EXCERPTED DATA:

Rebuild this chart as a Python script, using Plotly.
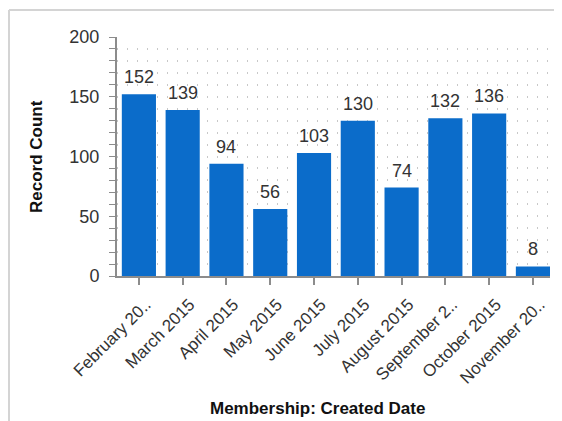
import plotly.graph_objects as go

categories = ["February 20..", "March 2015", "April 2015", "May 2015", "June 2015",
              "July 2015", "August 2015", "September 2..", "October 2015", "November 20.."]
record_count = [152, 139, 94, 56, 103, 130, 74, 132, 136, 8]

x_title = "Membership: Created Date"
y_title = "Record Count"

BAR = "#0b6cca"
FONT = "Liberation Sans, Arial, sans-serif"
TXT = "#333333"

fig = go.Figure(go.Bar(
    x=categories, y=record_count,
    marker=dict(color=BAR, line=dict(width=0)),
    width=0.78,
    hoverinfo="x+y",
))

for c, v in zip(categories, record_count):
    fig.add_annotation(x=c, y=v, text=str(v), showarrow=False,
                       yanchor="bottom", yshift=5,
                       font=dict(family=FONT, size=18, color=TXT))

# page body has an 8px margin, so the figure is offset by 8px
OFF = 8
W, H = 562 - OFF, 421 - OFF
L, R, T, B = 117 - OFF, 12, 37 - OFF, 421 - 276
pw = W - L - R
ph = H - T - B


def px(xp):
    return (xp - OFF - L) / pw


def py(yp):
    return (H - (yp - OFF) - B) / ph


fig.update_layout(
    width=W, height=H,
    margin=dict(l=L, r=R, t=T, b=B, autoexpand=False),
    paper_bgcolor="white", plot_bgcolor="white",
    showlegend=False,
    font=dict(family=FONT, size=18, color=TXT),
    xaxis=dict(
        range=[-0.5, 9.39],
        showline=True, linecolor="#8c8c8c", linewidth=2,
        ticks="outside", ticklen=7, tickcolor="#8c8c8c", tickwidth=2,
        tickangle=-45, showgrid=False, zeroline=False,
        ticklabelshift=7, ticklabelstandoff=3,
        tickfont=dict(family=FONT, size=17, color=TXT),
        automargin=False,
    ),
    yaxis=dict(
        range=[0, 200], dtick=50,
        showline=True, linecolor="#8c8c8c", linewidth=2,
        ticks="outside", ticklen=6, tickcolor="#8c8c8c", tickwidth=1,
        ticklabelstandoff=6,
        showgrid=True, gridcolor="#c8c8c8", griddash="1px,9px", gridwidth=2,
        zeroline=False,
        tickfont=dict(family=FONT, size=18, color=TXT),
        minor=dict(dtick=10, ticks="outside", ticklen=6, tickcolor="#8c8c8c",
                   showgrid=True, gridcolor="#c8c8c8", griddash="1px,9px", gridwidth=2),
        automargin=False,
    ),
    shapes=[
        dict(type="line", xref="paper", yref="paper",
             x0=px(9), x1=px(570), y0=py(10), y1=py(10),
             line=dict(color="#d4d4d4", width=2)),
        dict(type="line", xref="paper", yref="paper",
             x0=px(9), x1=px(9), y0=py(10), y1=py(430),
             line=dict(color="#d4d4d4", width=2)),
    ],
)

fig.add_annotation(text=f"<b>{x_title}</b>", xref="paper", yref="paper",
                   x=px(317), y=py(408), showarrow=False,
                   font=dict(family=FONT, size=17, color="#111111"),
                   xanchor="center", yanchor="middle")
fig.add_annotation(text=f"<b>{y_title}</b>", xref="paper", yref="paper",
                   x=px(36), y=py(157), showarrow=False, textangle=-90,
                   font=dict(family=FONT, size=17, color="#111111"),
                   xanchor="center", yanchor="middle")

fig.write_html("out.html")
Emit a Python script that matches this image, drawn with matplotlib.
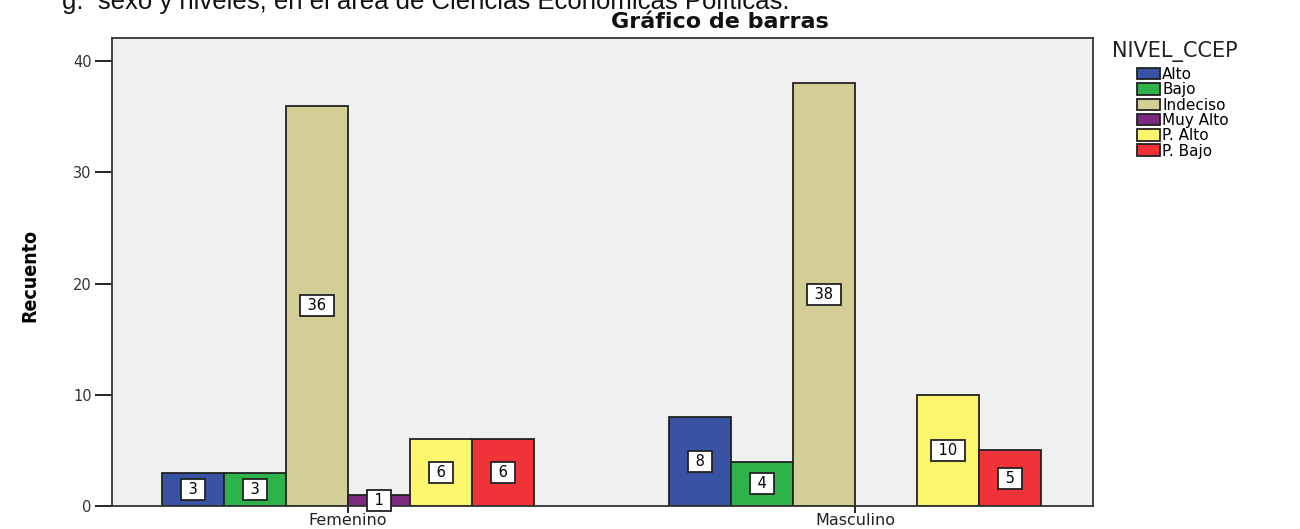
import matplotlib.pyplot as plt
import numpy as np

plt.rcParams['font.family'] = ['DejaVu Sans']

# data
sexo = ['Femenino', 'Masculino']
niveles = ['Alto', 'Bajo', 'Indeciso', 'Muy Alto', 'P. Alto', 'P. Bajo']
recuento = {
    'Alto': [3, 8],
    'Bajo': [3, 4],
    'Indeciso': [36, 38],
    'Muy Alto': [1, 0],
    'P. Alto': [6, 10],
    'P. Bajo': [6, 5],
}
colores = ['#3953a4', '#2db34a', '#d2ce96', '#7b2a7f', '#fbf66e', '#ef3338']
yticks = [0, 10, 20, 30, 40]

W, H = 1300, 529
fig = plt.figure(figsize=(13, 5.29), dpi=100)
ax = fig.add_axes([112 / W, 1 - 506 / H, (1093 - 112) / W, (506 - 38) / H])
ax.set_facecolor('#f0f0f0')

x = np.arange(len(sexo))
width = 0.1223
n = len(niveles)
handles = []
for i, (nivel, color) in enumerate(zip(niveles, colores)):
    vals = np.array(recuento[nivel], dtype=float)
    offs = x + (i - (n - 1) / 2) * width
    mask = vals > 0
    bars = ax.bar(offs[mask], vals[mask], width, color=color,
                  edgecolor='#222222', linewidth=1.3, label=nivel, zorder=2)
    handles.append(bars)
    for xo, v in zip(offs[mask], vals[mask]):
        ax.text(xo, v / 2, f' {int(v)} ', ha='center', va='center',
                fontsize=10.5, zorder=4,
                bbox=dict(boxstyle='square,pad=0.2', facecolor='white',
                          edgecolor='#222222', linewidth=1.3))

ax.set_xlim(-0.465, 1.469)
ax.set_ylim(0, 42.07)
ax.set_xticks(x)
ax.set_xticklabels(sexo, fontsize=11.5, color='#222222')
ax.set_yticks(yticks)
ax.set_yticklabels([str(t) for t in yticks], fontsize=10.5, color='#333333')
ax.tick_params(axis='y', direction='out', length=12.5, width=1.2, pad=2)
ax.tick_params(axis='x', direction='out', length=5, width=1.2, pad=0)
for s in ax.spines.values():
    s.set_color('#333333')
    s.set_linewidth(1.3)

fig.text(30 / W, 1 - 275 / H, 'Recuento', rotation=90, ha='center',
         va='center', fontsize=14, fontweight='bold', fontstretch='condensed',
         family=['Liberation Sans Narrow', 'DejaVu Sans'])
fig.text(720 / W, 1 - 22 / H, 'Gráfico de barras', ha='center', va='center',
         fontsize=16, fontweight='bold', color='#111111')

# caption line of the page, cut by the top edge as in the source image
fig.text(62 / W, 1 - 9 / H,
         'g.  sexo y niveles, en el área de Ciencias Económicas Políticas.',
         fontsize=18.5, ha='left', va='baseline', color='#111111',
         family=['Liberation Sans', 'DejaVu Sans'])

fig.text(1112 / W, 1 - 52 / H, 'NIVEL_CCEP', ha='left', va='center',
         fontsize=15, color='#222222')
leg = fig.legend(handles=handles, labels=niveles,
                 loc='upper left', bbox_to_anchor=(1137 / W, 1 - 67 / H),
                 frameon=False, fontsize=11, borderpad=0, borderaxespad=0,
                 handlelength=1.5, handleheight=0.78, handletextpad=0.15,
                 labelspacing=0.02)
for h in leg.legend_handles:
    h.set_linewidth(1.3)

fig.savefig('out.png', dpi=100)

EXERCISE TASK: Above are the records. Print exactly the lines from the one containing "Emit a Python" to the one containing "edgecolor='#222222', linewidth=1.3))", both included, and nothing else; pictures are excluded.

ANSWER FOR THIS EXERCISE:
Emit a Python script that matches this image, drawn with matplotlib.
import matplotlib.pyplot as plt
import numpy as np

plt.rcParams['font.family'] = ['DejaVu Sans']

# data
sexo = ['Femenino', 'Masculino']
niveles = ['Alto', 'Bajo', 'Indeciso', 'Muy Alto', 'P. Alto', 'P. Bajo']
recuento = {
    'Alto': [3, 8],
    'Bajo': [3, 4],
    'Indeciso': [36, 38],
    'Muy Alto': [1, 0],
    'P. Alto': [6, 10],
    'P. Bajo': [6, 5],
}
colores = ['#3953a4', '#2db34a', '#d2ce96', '#7b2a7f', '#fbf66e', '#ef3338']
yticks = [0, 10, 20, 30, 40]

W, H = 1300, 529
fig = plt.figure(figsize=(13, 5.29), dpi=100)
ax = fig.add_axes([112 / W, 1 - 506 / H, (1093 - 112) / W, (506 - 38) / H])
ax.set_facecolor('#f0f0f0')

x = np.arange(len(sexo))
width = 0.1223
n = len(niveles)
handles = []
for i, (nivel, color) in enumerate(zip(niveles, colores)):
    vals = np.array(recuento[nivel], dtype=float)
    offs = x + (i - (n - 1) / 2) * width
    mask = vals > 0
    bars = ax.bar(offs[mask], vals[mask], width, color=color,
                  edgecolor='#222222', linewidth=1.3, label=nivel, zorder=2)
    handles.append(bars)
    for xo, v in zip(offs[mask], vals[mask]):
        ax.text(xo, v / 2, f' {int(v)} ', ha='center', va='center',
                fontsize=10.5, zorder=4,
                bbox=dict(boxstyle='square,pad=0.2', facecolor='white',
                          edgecolor='#222222', linewidth=1.3))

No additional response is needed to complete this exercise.